=== Goal ===
Scan the lines below; pull out those with "that".

=== Dataset entries ===
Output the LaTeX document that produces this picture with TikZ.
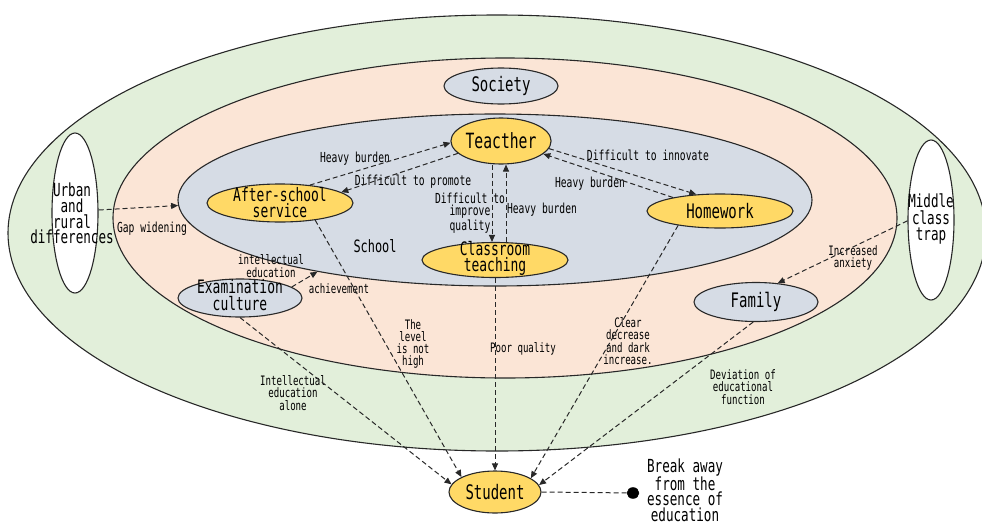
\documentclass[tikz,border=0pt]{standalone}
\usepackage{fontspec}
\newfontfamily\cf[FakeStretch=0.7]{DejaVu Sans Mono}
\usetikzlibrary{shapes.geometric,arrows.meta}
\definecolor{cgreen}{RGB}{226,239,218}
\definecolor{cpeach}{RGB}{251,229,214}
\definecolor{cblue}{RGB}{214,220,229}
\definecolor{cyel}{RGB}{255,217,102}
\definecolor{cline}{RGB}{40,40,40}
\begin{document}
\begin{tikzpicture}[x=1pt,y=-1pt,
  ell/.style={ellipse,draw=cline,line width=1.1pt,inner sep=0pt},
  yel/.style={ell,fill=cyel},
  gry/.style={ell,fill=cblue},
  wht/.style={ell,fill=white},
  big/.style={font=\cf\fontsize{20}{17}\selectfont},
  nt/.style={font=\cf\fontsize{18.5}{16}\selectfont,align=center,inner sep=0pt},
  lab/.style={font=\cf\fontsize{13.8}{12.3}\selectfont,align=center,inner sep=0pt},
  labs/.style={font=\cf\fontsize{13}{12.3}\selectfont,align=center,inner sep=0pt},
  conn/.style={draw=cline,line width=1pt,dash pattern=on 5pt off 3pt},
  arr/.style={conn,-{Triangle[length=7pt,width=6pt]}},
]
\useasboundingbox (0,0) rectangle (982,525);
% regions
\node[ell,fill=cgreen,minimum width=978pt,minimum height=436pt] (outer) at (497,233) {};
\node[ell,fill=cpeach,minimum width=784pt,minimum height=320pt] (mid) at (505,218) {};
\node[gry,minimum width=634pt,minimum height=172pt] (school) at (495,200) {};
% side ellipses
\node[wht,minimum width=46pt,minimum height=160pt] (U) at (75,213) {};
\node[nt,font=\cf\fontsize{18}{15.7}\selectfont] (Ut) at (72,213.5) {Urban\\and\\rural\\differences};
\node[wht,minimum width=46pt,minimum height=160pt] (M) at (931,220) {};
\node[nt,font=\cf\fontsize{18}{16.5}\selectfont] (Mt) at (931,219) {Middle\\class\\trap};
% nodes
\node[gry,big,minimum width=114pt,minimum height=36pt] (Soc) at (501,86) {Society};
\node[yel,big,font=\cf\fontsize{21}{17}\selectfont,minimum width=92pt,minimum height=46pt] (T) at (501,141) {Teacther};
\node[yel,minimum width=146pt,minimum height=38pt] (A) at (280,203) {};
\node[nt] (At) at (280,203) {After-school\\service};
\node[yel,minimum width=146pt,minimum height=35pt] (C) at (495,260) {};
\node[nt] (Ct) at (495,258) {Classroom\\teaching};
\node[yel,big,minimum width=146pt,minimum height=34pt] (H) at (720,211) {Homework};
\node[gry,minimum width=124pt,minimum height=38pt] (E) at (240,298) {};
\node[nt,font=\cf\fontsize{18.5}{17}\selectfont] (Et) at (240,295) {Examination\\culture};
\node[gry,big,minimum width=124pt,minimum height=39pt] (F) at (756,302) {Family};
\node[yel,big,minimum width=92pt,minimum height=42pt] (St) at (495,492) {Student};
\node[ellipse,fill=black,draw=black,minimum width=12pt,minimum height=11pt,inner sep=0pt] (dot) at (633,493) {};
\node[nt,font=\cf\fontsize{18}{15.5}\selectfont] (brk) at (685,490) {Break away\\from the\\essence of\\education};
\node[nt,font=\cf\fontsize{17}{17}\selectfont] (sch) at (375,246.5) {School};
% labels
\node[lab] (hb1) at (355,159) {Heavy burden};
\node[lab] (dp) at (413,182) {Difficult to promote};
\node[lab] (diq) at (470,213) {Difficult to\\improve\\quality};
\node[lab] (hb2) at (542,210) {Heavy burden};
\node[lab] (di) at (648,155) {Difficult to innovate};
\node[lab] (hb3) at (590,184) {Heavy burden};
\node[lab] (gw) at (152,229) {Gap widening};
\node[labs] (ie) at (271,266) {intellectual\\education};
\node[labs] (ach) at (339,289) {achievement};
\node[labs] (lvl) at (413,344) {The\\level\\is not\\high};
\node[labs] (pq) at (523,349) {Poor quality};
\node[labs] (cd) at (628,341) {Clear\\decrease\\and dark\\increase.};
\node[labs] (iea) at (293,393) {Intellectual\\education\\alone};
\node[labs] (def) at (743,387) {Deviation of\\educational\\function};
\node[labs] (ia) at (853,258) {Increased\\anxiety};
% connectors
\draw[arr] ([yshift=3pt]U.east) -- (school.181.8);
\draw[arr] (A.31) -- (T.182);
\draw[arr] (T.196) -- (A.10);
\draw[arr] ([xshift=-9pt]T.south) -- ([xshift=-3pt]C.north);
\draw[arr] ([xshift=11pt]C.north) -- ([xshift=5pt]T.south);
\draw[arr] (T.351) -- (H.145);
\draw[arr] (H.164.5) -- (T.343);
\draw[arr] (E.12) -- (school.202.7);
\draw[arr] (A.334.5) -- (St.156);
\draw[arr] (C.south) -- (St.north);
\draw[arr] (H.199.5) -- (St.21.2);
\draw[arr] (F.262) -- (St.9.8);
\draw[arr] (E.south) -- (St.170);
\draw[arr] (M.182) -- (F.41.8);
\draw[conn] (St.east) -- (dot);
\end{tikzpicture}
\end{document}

* * *

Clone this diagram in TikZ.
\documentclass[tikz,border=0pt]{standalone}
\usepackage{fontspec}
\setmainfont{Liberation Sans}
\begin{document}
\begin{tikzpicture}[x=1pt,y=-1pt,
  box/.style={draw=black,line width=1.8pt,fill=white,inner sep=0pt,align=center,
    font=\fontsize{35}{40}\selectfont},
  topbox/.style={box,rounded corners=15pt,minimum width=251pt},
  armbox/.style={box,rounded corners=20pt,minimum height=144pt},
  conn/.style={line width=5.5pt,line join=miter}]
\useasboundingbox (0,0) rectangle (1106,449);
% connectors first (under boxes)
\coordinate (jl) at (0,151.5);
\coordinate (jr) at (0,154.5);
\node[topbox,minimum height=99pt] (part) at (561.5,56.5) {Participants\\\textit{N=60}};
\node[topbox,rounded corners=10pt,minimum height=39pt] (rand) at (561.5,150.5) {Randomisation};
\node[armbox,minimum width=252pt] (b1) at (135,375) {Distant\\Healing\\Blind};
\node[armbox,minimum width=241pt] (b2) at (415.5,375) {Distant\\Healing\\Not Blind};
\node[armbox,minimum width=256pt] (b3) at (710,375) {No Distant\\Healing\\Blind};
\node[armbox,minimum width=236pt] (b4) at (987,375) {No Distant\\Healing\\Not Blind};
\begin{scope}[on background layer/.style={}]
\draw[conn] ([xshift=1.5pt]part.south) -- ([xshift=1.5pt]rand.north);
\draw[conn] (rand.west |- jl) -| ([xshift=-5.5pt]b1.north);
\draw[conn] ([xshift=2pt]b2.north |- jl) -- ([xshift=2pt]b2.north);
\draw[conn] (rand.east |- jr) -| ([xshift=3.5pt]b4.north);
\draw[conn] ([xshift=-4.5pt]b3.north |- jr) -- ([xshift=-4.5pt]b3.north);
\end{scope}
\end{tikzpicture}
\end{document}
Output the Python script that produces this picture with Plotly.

=== Solution ===
Output the LaTeX document that produces this picture with TikZ.
Output the Python script that produces this picture with Plotly.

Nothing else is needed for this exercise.